You will want to know if you can start getting medical, dental or vision care immediately or if you must wait. Some insurance plans require you to wait until they cover certain treatments or surgeries. Waiting periods can also extend to how often you are able to receive routine care.

Types of plans:
The process of choosing insurance can be a lot easier when you know what you’re looking for. Imagine what pirates could have achieved if they had GPS on their ships. Some of the plan acronyms do sound like ship names. With that in mind, we will look at the types of plans out there:

  • Medical insurance plans have four common types: EPO, HMO, POS, and PPO.
  • Dental insurance can be provided in iterations of these six plan types: DPPO, DHMO, DEPO, DPOS, DMPO, and Dental Indemnity.
  • Dental Preferred Provider Organization (DPPO): On these plans the insurance will have a contract with the dentist who agrees to set a fee for each service. If the dentist is not contracted with the insurance your costs can be higher.
  • Dental Health Maintenance Organization (DHMO): These plan types require you to choose a primary dentist. If you go to your assigned dentist, you will have no cost or a reduced amount for each visit, depending on the service.
  • Dental Exclusive Provider Organizations (DEPO): These plans are like DHMO plans. However, DEPO plans can offer a larger choice of in-network providers. You may need a written referral from your assigned provider to see a specialist.
  • Dental Point of Service (DPOS): You will have the option of going to an out-of-network provider. It is worth keeping in mind that you will likely pay more for services.
  • Discount Dental Plan (DMPO): Unlike a typical insurance plan, you will instantly receive discounted rates without needing to pay a deductible or out-of-pocket maximum. You can use a DMPO on top of an existing dental insurance plan to save more money.
  • Dental Indemnity: These plans are less common. They involve reimbursing the patient instead of the provider. The dollar amount will be based on the “usual, customary and reasonable” rates determined by the insurance.
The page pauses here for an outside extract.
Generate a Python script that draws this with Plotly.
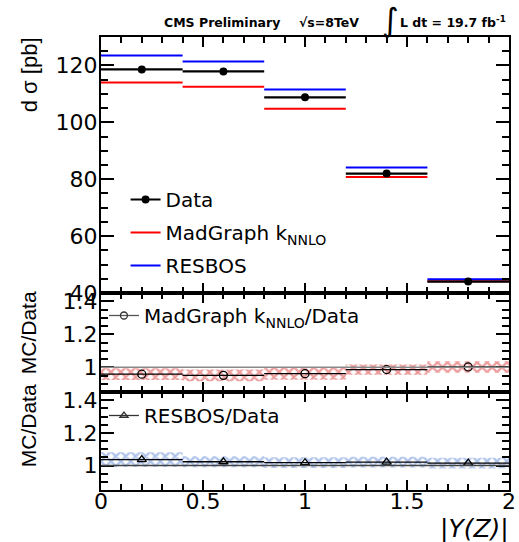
import plotly.graph_objects as go

# ---------------- data ----------------
bin_edges = [0.0, 0.4, 0.8, 1.2, 1.6, 2.0]
data_xsec = [118.6, 117.9, 108.8, 82.0, 44.0]
madgraph_xsec = [114.0, 112.5, 104.8, 80.8, 44.1]
resbos_xsec = [123.5, 121.4, 111.5, 84.1, 44.8]

ratio_madgraph = [0.958, 0.951, 0.961, 0.986, 1.002]
ratio_madgraph_unc = [0.036, 0.036, 0.036, 0.031, 0.035]
ratio_resbos = [1.036, 1.023, 1.017, 1.021, 1.015]
ratio_resbos_unc = [0.045, 0.033, 0.033, 0.033, 0.033]
reference_level = 1.0

x_ticks = [0, 0.5, 1, 1.5, 2]
x_ticktext = ["0", "0.5", "1", "1.5", "2"]
main_ticks = [40, 60, 80, 100, 120]
ratio_ticks = [1, 1.2, 1.4]
ratio_ticktext = ["1", "1.2", "1.4"]

# ---------------- helpers ----------------
lo_edges = bin_edges[:-1]
hi_edges = bin_edges[1:]
centers = [(a + b) / 2 for a, b in zip(lo_edges, hi_edges)]
half_w = [(b - a) / 2 for a, b in zip(lo_edges, hi_edges)]
widths = [(b - a) for a, b in zip(lo_edges, hi_edges)]


def steps(vals):
    xs, ys = [], []
    for lo, hi, v in zip(lo_edges, hi_edges, vals):
        xs += [lo, hi, None]
        ys += [v, v, None]
    return xs, ys


W, H = 519, 542
L, R, T, B = 101, 3, 37, 52
PW, PH = W - L - R, H - T - B


def px(x):
    return (x - L) / PW


def py(y):
    return (H - B - y) / PH


main_lo = py(293)
r1_lo = py(392)

FONT = "DejaVu Sans, Liberation Sans, Arial"

fig = go.Figure()

# ---------------- main panel ----------------
xs, ys = steps(madgraph_xsec)
fig.add_trace(go.Scatter(x=xs, y=ys, mode="lines", line=dict(color="#ff0000", width=2),
                         name="MadGraph k<sub>NNLO</sub>", legend="legend", legendgroup="mg",
                         legendrank=2, xaxis="x", yaxis="y", hoverinfo="skip"))
xs, ys = steps(resbos_xsec)
fig.add_trace(go.Scatter(x=xs, y=ys, mode="lines", line=dict(color="#0000ff", width=2),
                         name="RESBOS", legend="legend", legendgroup="rb",
                         legendrank=3, xaxis="x", yaxis="y", hoverinfo="skip"))
fig.add_trace(go.Scatter(x=centers, y=data_xsec, mode="markers",
                         marker=dict(color="black", size=8),
                         error_x=dict(type="data", array=half_w, width=0, thickness=2.2, color="black"),
                         showlegend=False, xaxis="x", yaxis="y"))
fig.add_trace(go.Scatter(x=[None], y=[None], mode="lines+markers",
                         line=dict(color="black", width=2), marker=dict(color="black", size=8),
                         name="Data", legend="legend", legendgroup="data", legendrank=1,
                         xaxis="x", yaxis="y"))

# ---------------- ratio panel 1 ----------------
fig.add_trace(go.Bar(x=centers, y=[2 * u for u in ratio_madgraph_unc],
                     base=[r - u for r, u in zip(ratio_madgraph, ratio_madgraph_unc)],
                     width=widths,
                     marker=dict(color="rgba(0,0,0,0)", line=dict(width=0),
                                 pattern=dict(shape="x", fgcolor="#d93a3a", size=7,
                                              solidity=0.55, fillmode="overlay")),
                     showlegend=False, xaxis="x2", yaxis="y2", hoverinfo="skip"))
fig.add_trace(go.Scatter(x=centers, y=ratio_madgraph, mode="markers",
                         marker=dict(symbol="circle-open", color="black", size=8, line=dict(width=1.3)),
                         error_x=dict(type="data", array=half_w, width=0, thickness=1.3, color="black"),
                         showlegend=False, xaxis="x2", yaxis="y2"))
fig.add_trace(go.Scatter(x=[None], y=[None], mode="lines+markers",
                         line=dict(color="#555555", width=1.3),
                         marker=dict(symbol="circle-open", color="#333333", size=7, line=dict(width=1.3)),
                         name="MadGraph k<sub>NNLO</sub>/Data", legend="legend2",
                         xaxis="x2", yaxis="y2"))

# ---------------- ratio panel 2 ----------------
fig.add_trace(go.Bar(x=centers, y=[2 * u for u in ratio_resbos_unc],
                     base=[r - u for r, u in zip(ratio_resbos, ratio_resbos_unc)],
                     width=widths,
                     marker=dict(color="rgba(0,0,0,0)", line=dict(width=0),
                                 pattern=dict(shape="x", fgcolor="#5f88d6", size=7,
                                              solidity=0.55, fillmode="overlay")),
                     showlegend=False, xaxis="x3", yaxis="y3", hoverinfo="skip"))
fig.add_trace(go.Scatter(x=centers, y=ratio_resbos, mode="markers",
                         marker=dict(symbol="triangle-up-open", color="black", size=8, line=dict(width=1.3)),
                         error_x=dict(type="data", array=half_w, width=0, thickness=1.3, color="black"),
                         showlegend=False, xaxis="x3", yaxis="y3"))
fig.add_trace(go.Scatter(x=[None], y=[None], mode="lines+markers",
                         line=dict(color="#333333", width=1.3),
                         marker=dict(symbol="triangle-up-open", color="#333333", size=7, line=dict(width=1.3)),
                         name="RESBOS/Data", legend="legend3",
                         xaxis="x3", yaxis="y3"))

# ---------------- axes ----------------
xcommon = dict(range=[0, 2], tickvals=x_ticks, ticktext=x_ticktext, ticks="inside",
               ticklen=10, tickwidth=1.5, tickcolor="black",
               minor=dict(dtick=0.1, ticks="inside", ticklen=6, tickwidth=1.5, tickcolor="black"),
               showline=True, linewidth=2, linecolor="black", mirror="ticks",
               showgrid=False, zeroline=False, fixedrange=True, ticklabeloverflow="allow",
               ticklabelstandoff=-9,
               tickfont=dict(family=FONT, size=22, color="black"))
ycommon = dict(ticks="inside", tickwidth=1.5, tickcolor="black",
               showline=True, linewidth=2, linecolor="black", mirror="ticks",
               showgrid=False, zeroline=False, fixedrange=True, ticklabelstandoff=-3,
               tickfont=dict(family=FONT, size=22, color="black"))

layout = dict(
    width=W, height=H, margin=dict(l=L, r=R, t=T, b=B),
    paper_bgcolor="white", plot_bgcolor="white", barmode="overlay",
    xaxis=dict(xcommon, anchor="y", showticklabels=False),
    xaxis2=dict(xcommon, anchor="y2", matches="x", showticklabels=False),
    xaxis3=dict(xcommon, anchor="y3", matches="x", showticklabels=True),
    yaxis=dict(ycommon, domain=[main_lo, 1], range=[40, 130], tickvals=main_ticks,
               ticklen=13, minor=dict(dtick=5, ticks="inside", ticklen=7, tickwidth=1.5, tickcolor="black")),
    yaxis2=dict(ycommon, domain=[r1_lo, main_lo], range=[0.85, 1.45], tickvals=ratio_ticks,
                ticktext=ratio_ticktext, ticklen=13,
                minor=dict(dtick=0.05, ticks="inside", ticklen=7, tickwidth=1.5, tickcolor="black")),
    yaxis3=dict(ycommon, domain=[0, r1_lo], range=[0.85, 1.45], tickvals=ratio_ticks,
                ticktext=ratio_ticktext, ticklen=13,
                minor=dict(dtick=0.05, ticks="inside", ticklen=7, tickwidth=1.5, tickcolor="black")),
    legend=dict(x=px(126), y=py(180), xanchor="left", yanchor="top", bgcolor="rgba(0,0,0,0)",
                font=dict(family=FONT, size=20, color="black"), traceorder="grouped",
                tracegroupgap=4, itemclick=False),
    legend2=dict(x=px(104), y=py(296), xanchor="left", yanchor="top", bgcolor="rgba(0,0,0,0)",
                 font=dict(family=FONT, size=20, color="black"), itemclick=False),
    legend3=dict(x=px(104), y=py(396), xanchor="left", yanchor="top", bgcolor="rgba(0,0,0,0)",
                 font=dict(family=FONT, size=20, color="black"), itemclick=False),
    showlegend=True,
)
fig.update_layout(**layout)

# reference line at 1 in both ratio panels
for ya, xa, col in [("y2", "x2", "#888888"), ("y3", "x3", "#444444")]:
    fig.add_shape(type="line", xref=xa + " domain", yref=ya, x0=0, x1=1,
                  y0=reference_level, y1=reference_level, line=dict(color=col, width=1.5), layer="above")

# ---------------- texts ----------------
ann = []
ann.append(dict(text="<b>CMS Preliminary</b>", x=px(163), y=py(22), xanchor="left", yanchor="middle",
                font=dict(family=FONT, size=12.5, color="black")))
ann.append(dict(text="<b>√s=8TeV</b>", x=px(300), y=py(22), xanchor="left", yanchor="middle",
                font=dict(family=FONT, size=12.5, color="black")))
ann.append(dict(text="∫", x=px(395), y=py(20), xanchor="center", yanchor="middle",
                font=dict(family=FONT, size=32, color="black")))
ann.append(dict(text="<b>L dt = 19.7 fb<sup>-1</sup></b>", x=px(403), y=py(22), xanchor="left",
                yanchor="middle", font=dict(family=FONT, size=12.5, color="black")))
ann.append(dict(text="d σ [pb]", x=px(28), y=py(75), xanchor="center", yanchor="middle",
                textangle=-90, font=dict(family="Liberation Sans, Arial", size=22, color="black")))
ann.append(dict(text="MC/Data", x=px(27), y=py(333), xanchor="center", yanchor="middle",
                textangle=-90, font=dict(family="Liberation Sans, Arial", size=21, color="black")))
ann.append(dict(text="MC/Data", x=px(27), y=py(426), xanchor="center", yanchor="middle",
                textangle=-90, font=dict(family="Liberation Sans, Arial", size=21, color="black")))
ann.append(dict(text="<i>|Y(Z)|</i>", x=px(518), y=py(528), xanchor="right", yanchor="middle",
                font=dict(family=FONT, size=25, color="black")))
for a in ann:
    a.update(xref="paper", yref="paper", showarrow=False)
fig.update_layout(annotations=ann)

fig.write_html("out.html")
And here are some common insurance terms for good measure. Anchors away!

Saving on cost:
Some people look at insurance as a financial commitment they can live without. Luckily, there are multiple types of medical and dental insurance to suit your specific needs and budget. These plans cost less compared to paying dental fees without insurance. Insurance is also helpful during an emergency. You never know when you’ll need medical or dental care. And paying the full fees upfront can be stressful.

Working with an insurance broker:

You can also work with an insurance agent or brokerage that is familiar with the health insurance marketplace. This could be one of the best ways to receive guidance as they will be able to hear your unique needs and lead you to a plan that suits. They would have already vetted many of the benefits programs out there.


So, yes losing health insurance is a headache. But you can see there are plenty of reasons to forge ahead and make sure you still have a form of coverage. It allows you to take care of your overall health, provides easier access to necessary treatments, and offers financial protection for unexpected health issues. Remember that dental insurance plans vary in terms of coverage and cost. We hope these tips will make it easier for you to navigate and review the different plans available to you.